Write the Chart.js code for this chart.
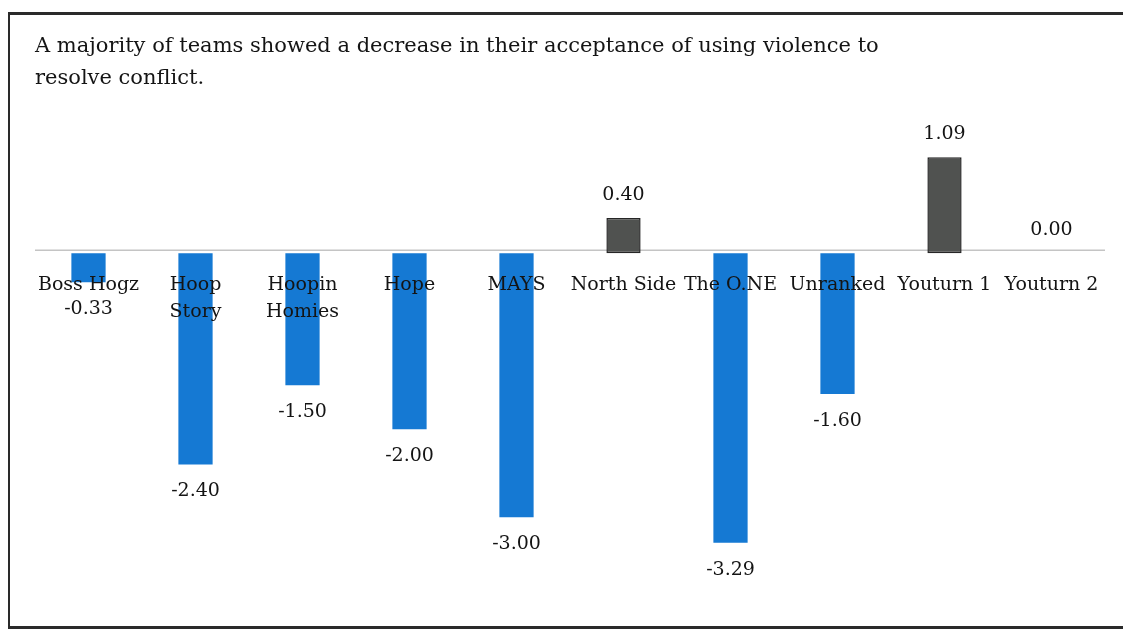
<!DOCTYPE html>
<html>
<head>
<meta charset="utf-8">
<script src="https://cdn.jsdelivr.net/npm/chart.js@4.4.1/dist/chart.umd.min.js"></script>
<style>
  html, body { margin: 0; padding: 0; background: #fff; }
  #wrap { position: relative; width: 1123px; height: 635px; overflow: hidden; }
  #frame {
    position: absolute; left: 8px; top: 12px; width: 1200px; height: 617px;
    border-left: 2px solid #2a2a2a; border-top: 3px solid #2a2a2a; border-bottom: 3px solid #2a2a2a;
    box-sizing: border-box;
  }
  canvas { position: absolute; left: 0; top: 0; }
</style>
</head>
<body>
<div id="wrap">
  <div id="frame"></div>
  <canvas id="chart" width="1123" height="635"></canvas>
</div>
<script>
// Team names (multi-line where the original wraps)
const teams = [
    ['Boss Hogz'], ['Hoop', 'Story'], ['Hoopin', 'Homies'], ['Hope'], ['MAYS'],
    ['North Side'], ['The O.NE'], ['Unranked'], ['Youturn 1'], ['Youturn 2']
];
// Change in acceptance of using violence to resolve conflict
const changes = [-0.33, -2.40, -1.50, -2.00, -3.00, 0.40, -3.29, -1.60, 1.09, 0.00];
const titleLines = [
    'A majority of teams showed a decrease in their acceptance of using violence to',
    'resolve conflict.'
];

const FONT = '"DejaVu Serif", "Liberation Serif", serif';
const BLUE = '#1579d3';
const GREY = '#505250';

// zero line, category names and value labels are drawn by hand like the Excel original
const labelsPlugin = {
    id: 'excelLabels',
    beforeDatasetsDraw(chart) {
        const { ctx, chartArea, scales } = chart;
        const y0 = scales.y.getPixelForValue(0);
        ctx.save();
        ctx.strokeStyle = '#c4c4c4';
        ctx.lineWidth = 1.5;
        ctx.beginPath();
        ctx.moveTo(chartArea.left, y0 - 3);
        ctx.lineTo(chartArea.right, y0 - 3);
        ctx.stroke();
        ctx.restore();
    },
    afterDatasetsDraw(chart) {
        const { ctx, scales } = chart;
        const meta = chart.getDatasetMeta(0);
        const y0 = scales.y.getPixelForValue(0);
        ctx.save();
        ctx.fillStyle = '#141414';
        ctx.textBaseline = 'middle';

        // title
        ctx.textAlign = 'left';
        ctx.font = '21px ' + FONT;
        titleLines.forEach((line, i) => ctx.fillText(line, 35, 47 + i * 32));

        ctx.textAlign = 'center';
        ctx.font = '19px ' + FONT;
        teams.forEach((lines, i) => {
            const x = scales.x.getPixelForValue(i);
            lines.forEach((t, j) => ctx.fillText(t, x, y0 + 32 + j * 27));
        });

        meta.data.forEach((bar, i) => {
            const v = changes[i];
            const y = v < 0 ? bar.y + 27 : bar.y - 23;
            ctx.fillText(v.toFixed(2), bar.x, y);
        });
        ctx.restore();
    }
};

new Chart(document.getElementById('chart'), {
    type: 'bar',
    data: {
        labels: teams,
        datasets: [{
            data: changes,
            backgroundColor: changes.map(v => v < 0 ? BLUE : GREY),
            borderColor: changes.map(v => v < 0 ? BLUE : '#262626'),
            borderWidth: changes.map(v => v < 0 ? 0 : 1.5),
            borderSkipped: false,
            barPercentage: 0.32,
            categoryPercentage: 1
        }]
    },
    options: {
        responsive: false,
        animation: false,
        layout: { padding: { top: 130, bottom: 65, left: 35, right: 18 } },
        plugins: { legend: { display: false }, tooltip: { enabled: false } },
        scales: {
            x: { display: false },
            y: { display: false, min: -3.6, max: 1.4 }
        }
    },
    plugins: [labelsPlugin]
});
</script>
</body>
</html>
__________________________________________________
Your goal.
Write the listing out a second time exactly, dropping all images.

Response to this task.
Write the Chart.js code for this chart.
<!DOCTYPE html>
<html>
<head>
<meta charset="utf-8">
<script src="https://cdn.jsdelivr.net/npm/chart.js@4.4.1/dist/chart.umd.min.js"></script>
<style>
  html, body { margin: 0; padding: 0; background: #fff; }
  #wrap { position: relative; width: 1123px; height: 635px; overflow: hidden; }
  #frame {
    position: absolute; left: 8px; top: 12px; width: 1200px; height: 617px;
    border-left: 2px solid #2a2a2a; border-top: 3px solid #2a2a2a; border-bottom: 3px solid #2a2a2a;
    box-sizing: border-box;
  }
  canvas { position: absolute; left: 0; top: 0; }
</style>
</head>
<body>
<div id="wrap">
  <div id="frame"></div>
  <canvas id="chart" width="1123" height="635"></canvas>
</div>
<script>
// Team names (multi-line where the original wraps)
const teams = [
    ['Boss Hogz'], ['Hoop', 'Story'], ['Hoopin', 'Homies'], ['Hope'], ['MAYS'],
    ['North Side'], ['The O.NE'], ['Unranked'], ['Youturn 1'], ['Youturn 2']
];
// Change in acceptance of using violence to resolve conflict
const changes = [-0.33, -2.40, -1.50, -2.00, -3.00, 0.40, -3.29, -1.60, 1.09, 0.00];
const titleLines = [
    'A majority of teams showed a decrease in their acceptance of using violence to',
    'resolve conflict.'
];

const FONT = '"DejaVu Serif", "Liberation Serif", serif';
const BLUE = '#1579d3';
const GREY = '#505250';

// zero line, category names and value labels are drawn by hand like the Excel original
const labelsPlugin = {
    id: 'excelLabels',
    beforeDatasetsDraw(chart) {
        const { ctx, chartArea, scales } = chart;
        const y0 = scales.y.getPixelForValue(0);
        ctx.save();
        ctx.strokeStyle = '#c4c4c4';
        ctx.lineWidth = 1.5;
        ctx.beginPath();
        ctx.moveTo(chartArea.left, y0 - 3);
        ctx.lineTo(chartArea.right, y0 - 3);
        ctx.stroke();
        ctx.restore();
    },
    afterDatasetsDraw(chart) {
        const { ctx, scales } = chart;
        const meta = chart.getDatasetMeta(0);
        const y0 = scales.y.getPixelForValue(0);
        ctx.save();
        ctx.fillStyle = '#141414';
        ctx.textBaseline = 'middle';

        // title
        ctx.textAlign = 'left';
        ctx.font = '21px ' + FONT;
        titleLines.forEach((line, i) => ctx.fillText(line, 35, 47 + i * 32));

        ctx.textAlign = 'center';
        ctx.font = '19px ' + FONT;
        teams.forEach((lines, i) => {
            const x = scales.x.getPixelForValue(i);
            lines.forEach((t, j) => ctx.fillText(t, x, y0 + 32 + j * 27));
        });

        meta.data.forEach((bar, i) => {
            const v = changes[i];
            const y = v < 0 ? bar.y + 27 : bar.y - 23;
            ctx.fillText(v.toFixed(2), bar.x, y);
        });
        ctx.restore();
    }
};

new Chart(document.getElementById('chart'), {
    type: 'bar',
    data: {
        labels: teams,
        datasets: [{
            data: changes,
            backgroundColor: changes.map(v => v < 0 ? BLUE : GREY),
            borderColor: changes.map(v => v < 0 ? BLUE : '#262626'),
            borderWidth: changes.map(v => v < 0 ? 0 : 1.5),
            borderSkipped: false,
            barPercentage: 0.32,
            categoryPercentage: 1
        }]
    },
    options: {
        responsive: false,
        animation: false,
        layout: { padding: { top: 130, bottom: 65, left: 35, right: 18 } },
        plugins: { legend: { display: false }, tooltip: { enabled: false } },
        scales: {
            x: { display: false },
            y: { display: false, min: -3.6, max: 1.4 }
        }
    },
    plugins: [labelsPlugin]
});
</script>
</body>
</html>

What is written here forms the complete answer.